- **Input records**
((
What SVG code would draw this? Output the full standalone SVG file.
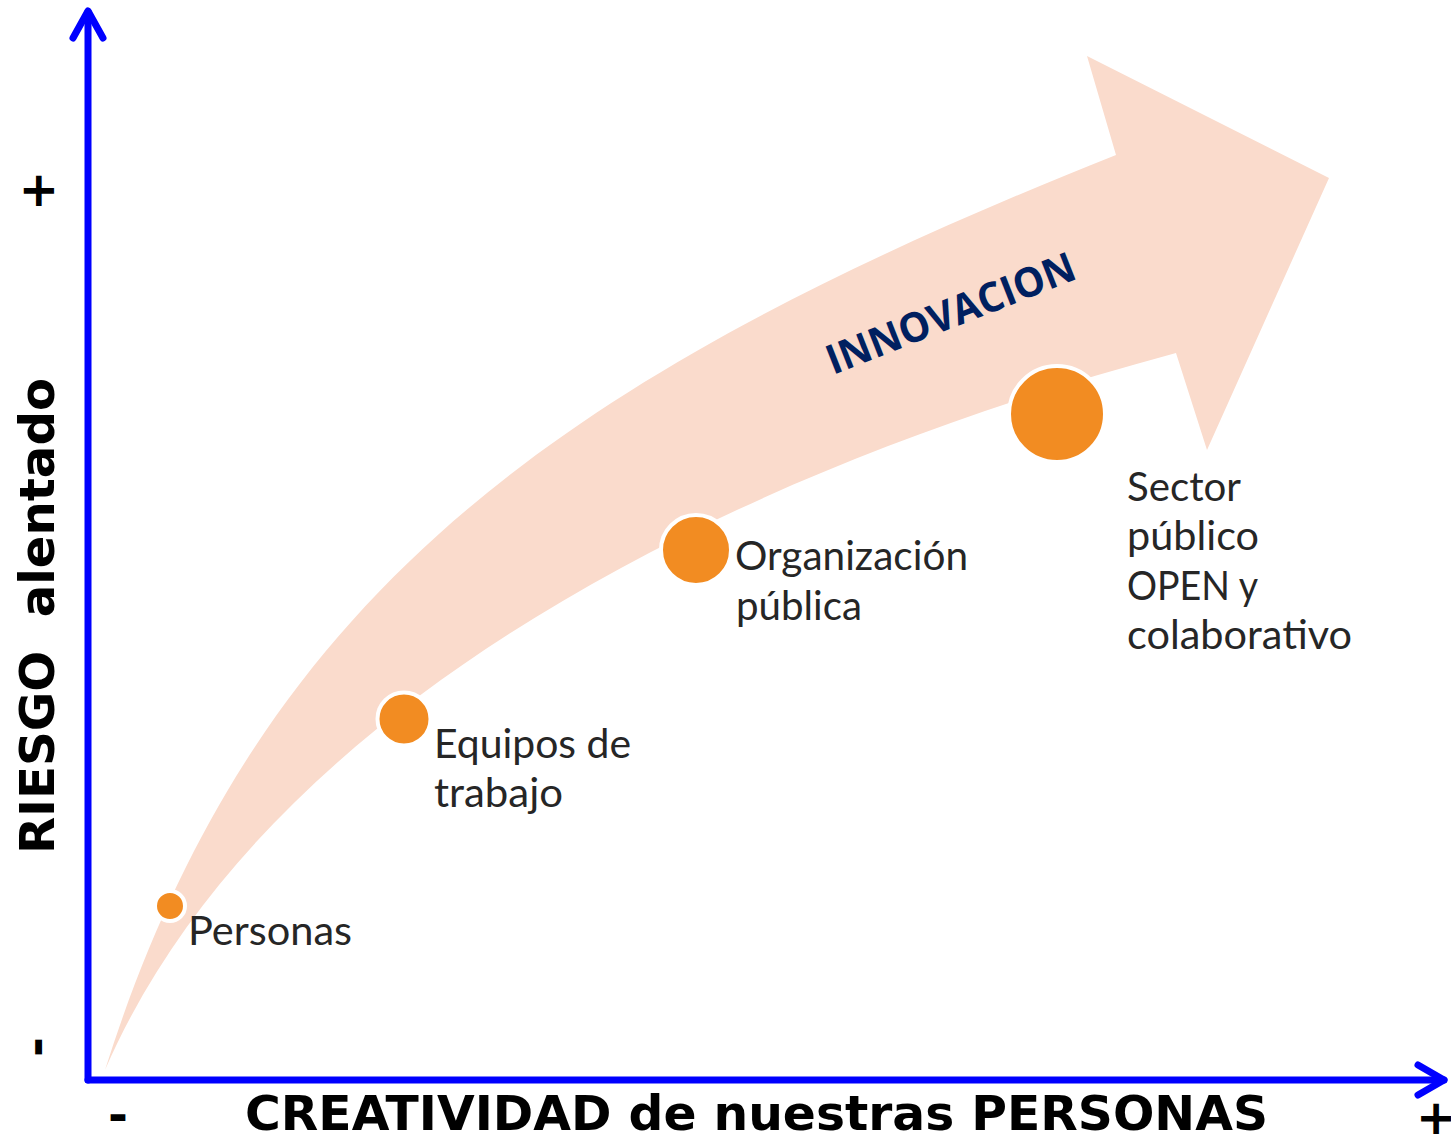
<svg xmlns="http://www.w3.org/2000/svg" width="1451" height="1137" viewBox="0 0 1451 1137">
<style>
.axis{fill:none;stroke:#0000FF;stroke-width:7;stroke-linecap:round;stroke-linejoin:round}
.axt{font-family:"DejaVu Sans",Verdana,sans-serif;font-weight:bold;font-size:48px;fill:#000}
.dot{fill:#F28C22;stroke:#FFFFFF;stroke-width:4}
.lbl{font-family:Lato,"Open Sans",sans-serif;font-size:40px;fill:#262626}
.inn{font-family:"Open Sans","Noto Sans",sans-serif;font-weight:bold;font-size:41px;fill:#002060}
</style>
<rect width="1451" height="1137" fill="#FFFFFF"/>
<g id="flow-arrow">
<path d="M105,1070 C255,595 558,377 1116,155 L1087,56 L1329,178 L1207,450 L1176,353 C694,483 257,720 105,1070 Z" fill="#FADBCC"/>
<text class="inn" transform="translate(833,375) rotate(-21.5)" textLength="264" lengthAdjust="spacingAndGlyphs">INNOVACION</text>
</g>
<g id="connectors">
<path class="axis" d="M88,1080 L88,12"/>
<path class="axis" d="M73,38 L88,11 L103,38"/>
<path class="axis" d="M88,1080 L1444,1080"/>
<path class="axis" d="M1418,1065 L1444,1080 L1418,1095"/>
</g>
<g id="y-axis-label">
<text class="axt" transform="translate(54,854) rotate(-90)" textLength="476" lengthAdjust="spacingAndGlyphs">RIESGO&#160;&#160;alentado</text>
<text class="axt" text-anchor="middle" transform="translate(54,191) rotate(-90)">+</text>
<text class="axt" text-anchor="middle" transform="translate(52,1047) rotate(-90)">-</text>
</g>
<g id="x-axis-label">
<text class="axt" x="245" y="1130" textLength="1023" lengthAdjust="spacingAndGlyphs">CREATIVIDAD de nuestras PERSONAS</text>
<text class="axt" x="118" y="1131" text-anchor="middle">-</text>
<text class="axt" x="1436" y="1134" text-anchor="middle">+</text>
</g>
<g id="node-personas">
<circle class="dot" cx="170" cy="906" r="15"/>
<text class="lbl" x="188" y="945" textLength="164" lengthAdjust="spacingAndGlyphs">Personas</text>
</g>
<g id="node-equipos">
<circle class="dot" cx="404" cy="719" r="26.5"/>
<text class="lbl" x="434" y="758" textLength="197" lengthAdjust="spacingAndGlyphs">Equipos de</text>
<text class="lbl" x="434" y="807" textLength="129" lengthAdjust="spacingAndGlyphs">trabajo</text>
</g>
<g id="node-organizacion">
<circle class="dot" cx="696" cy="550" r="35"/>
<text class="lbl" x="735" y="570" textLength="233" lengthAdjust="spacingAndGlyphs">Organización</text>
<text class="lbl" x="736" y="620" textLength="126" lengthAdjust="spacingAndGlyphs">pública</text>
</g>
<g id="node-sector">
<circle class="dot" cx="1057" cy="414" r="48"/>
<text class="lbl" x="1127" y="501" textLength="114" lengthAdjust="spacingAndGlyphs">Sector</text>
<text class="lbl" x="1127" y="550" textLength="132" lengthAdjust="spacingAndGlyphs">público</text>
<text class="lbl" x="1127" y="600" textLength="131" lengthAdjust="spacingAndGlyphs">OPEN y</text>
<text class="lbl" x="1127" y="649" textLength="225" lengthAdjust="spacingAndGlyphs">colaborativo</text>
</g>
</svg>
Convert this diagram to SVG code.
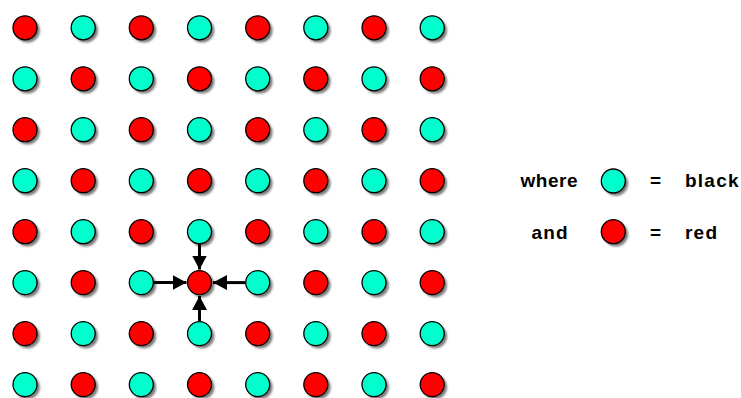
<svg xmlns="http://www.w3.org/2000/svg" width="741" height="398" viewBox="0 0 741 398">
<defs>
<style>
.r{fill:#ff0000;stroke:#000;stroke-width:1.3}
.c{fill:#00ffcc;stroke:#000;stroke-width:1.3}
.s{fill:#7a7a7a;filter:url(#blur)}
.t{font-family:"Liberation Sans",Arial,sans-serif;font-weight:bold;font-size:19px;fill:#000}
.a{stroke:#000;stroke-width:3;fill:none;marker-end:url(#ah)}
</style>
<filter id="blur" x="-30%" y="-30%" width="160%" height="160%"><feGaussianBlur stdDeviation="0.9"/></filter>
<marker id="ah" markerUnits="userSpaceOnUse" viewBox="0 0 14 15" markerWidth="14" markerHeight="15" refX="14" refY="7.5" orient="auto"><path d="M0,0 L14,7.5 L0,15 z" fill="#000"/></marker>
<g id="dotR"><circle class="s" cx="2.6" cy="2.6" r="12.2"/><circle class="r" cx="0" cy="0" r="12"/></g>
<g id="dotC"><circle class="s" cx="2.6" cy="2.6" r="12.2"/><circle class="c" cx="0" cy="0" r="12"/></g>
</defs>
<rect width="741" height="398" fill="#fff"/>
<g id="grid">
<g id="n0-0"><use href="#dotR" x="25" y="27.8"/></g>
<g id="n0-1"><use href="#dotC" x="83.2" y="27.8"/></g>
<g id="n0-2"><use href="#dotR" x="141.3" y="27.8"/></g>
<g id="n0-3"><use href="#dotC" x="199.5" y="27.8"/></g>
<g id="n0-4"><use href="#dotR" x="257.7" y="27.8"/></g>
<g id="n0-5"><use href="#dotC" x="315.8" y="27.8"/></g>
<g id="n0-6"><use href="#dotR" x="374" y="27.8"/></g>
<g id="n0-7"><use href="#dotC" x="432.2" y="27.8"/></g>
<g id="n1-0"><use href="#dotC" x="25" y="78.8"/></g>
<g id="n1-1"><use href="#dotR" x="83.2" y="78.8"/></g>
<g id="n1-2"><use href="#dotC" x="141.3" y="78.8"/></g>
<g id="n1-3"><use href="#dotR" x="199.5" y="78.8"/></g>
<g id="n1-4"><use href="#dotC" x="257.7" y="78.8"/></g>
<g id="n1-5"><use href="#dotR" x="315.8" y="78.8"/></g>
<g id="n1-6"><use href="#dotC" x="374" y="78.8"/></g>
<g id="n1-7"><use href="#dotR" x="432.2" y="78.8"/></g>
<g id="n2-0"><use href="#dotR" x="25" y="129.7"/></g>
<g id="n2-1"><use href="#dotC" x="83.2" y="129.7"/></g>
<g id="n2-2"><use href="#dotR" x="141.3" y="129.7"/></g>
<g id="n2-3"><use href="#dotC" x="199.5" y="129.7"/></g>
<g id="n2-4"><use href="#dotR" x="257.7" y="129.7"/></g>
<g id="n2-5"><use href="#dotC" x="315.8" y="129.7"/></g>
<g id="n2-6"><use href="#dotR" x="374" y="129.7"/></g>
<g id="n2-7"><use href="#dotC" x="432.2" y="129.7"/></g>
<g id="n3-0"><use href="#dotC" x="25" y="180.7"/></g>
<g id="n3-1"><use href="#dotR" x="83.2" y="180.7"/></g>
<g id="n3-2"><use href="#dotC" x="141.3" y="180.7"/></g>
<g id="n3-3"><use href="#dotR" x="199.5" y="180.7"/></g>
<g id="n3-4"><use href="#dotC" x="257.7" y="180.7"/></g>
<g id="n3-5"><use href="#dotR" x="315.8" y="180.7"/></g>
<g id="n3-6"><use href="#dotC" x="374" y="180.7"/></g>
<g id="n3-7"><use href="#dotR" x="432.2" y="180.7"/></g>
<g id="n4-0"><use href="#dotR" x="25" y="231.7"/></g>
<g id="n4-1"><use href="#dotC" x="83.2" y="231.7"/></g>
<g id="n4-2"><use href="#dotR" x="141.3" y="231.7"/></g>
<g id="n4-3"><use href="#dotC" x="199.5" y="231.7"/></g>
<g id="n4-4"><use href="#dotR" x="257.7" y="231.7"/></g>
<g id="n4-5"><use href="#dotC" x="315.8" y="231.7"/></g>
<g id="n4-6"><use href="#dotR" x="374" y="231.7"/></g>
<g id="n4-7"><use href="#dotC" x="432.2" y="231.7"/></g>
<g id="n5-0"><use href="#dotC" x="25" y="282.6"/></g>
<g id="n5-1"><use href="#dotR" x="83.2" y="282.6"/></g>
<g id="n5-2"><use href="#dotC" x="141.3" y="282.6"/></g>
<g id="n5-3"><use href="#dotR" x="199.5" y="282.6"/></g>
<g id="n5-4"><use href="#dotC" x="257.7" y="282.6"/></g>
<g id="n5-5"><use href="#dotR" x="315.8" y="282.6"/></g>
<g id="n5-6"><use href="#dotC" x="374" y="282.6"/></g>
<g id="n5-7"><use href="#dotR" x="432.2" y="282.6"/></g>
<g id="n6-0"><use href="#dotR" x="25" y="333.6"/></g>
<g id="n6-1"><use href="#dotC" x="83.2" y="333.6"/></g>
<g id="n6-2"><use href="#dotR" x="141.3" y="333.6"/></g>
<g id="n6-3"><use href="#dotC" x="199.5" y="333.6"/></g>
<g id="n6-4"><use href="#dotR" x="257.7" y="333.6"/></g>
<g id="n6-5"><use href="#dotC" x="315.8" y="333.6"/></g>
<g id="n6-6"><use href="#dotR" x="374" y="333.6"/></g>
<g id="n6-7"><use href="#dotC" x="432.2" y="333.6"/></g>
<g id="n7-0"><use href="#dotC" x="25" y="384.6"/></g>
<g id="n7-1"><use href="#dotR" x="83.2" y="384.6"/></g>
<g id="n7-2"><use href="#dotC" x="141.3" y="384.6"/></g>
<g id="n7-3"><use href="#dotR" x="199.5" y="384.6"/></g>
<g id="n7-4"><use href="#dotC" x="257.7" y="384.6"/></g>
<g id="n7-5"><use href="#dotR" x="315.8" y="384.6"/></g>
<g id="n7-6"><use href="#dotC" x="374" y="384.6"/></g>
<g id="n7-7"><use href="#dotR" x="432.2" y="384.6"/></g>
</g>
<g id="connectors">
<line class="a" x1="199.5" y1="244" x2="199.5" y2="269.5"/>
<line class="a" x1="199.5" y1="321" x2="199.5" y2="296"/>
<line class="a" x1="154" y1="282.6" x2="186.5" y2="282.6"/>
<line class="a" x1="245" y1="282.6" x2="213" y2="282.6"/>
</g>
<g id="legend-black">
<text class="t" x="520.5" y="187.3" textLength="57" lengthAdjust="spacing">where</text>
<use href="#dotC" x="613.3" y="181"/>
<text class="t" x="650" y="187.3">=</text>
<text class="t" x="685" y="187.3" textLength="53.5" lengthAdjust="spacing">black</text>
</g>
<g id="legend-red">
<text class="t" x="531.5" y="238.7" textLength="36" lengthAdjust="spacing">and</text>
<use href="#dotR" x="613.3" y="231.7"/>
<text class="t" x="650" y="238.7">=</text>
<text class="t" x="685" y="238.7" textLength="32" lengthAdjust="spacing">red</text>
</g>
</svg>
))
Scan the data above; copy every line where "this" appears.

What SVG code would draw this? Output the full standalone SVG file.
Convert this diagram to SVG code.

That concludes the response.